Problem to work on: Print, word for word, the opening line of the data below and every line after it through the line that contains "legends[legend_id] = dict(legend_style, y=1", but not the pictures.

Source material:
-*-

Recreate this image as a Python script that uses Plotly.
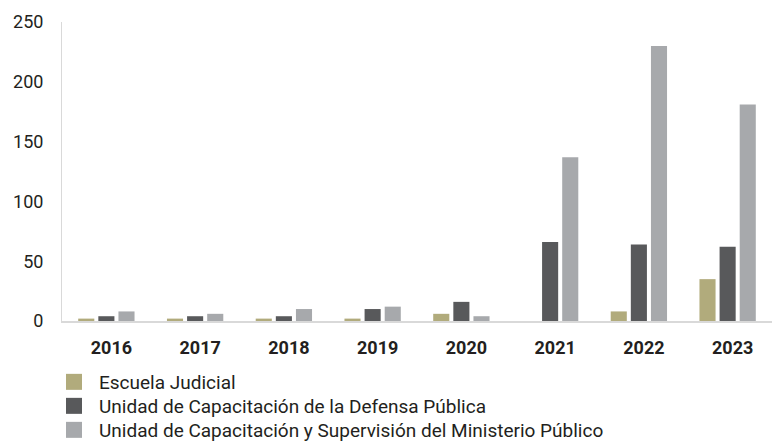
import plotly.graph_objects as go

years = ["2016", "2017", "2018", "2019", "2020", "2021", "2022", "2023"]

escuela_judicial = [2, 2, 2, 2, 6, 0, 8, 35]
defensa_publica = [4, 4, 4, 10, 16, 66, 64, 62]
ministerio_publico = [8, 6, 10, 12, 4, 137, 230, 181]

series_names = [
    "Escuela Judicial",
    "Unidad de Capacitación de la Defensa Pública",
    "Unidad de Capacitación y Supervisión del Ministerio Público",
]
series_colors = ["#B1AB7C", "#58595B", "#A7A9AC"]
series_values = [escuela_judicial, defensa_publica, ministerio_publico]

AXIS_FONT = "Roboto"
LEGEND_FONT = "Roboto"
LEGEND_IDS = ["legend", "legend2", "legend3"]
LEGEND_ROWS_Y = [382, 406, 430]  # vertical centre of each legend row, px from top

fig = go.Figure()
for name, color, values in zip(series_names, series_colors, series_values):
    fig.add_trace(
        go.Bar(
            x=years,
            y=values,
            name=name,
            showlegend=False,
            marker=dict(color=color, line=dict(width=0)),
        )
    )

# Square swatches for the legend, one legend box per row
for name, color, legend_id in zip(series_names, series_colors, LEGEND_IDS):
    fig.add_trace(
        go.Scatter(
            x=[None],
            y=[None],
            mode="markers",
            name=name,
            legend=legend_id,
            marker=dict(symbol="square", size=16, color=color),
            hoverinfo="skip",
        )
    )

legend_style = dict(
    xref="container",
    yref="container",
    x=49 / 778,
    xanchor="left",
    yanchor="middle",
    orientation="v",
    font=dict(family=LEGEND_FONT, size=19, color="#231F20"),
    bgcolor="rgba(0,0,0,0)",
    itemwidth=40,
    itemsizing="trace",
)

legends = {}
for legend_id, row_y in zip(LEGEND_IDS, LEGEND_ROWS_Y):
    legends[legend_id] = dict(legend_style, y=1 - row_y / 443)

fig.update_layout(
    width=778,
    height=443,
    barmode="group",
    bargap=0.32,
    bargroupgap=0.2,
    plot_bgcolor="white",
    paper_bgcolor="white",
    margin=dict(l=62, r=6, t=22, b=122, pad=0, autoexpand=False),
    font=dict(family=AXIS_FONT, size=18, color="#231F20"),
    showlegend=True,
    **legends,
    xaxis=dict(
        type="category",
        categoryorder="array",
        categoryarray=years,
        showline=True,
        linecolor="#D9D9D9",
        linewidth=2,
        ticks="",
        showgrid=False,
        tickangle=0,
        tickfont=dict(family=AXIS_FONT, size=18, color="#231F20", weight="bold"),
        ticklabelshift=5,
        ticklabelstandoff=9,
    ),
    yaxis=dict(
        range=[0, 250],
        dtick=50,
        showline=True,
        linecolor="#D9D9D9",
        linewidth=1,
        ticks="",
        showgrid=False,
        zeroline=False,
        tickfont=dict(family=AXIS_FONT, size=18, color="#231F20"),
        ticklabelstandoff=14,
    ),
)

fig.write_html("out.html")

-*-

Correct response:
Recreate this image as a Python script that uses Plotly.
import plotly.graph_objects as go

years = ["2016", "2017", "2018", "2019", "2020", "2021", "2022", "2023"]

escuela_judicial = [2, 2, 2, 2, 6, 0, 8, 35]
defensa_publica = [4, 4, 4, 10, 16, 66, 64, 62]
ministerio_publico = [8, 6, 10, 12, 4, 137, 230, 181]

series_names = [
    "Escuela Judicial",
    "Unidad de Capacitación de la Defensa Pública",
    "Unidad de Capacitación y Supervisión del Ministerio Público",
]
series_colors = ["#B1AB7C", "#58595B", "#A7A9AC"]
series_values = [escuela_judicial, defensa_publica, ministerio_publico]

AXIS_FONT = "Roboto"
LEGEND_FONT = "Roboto"
LEGEND_IDS = ["legend", "legend2", "legend3"]
LEGEND_ROWS_Y = [382, 406, 430]  # vertical centre of each legend row, px from top

fig = go.Figure()
for name, color, values in zip(series_names, series_colors, series_values):
    fig.add_trace(
        go.Bar(
            x=years,
            y=values,
            name=name,
            showlegend=False,
            marker=dict(color=color, line=dict(width=0)),
        )
    )

# Square swatches for the legend, one legend box per row
for name, color, legend_id in zip(series_names, series_colors, LEGEND_IDS):
    fig.add_trace(
        go.Scatter(
            x=[None],
            y=[None],
            mode="markers",
            name=name,
            legend=legend_id,
            marker=dict(symbol="square", size=16, color=color),
            hoverinfo="skip",
        )
    )

legend_style = dict(
    xref="container",
    yref="container",
    x=49 / 778,
    xanchor="left",
    yanchor="middle",
    orientation="v",
    font=dict(family=LEGEND_FONT, size=19, color="#231F20"),
    bgcolor="rgba(0,0,0,0)",
    itemwidth=40,
    itemsizing="trace",
)

legends = {}
for legend_id, row_y in zip(LEGEND_IDS, LEGEND_ROWS_Y):
    legends[legend_id] = dict(legend_style, y=1 - row_y / 443)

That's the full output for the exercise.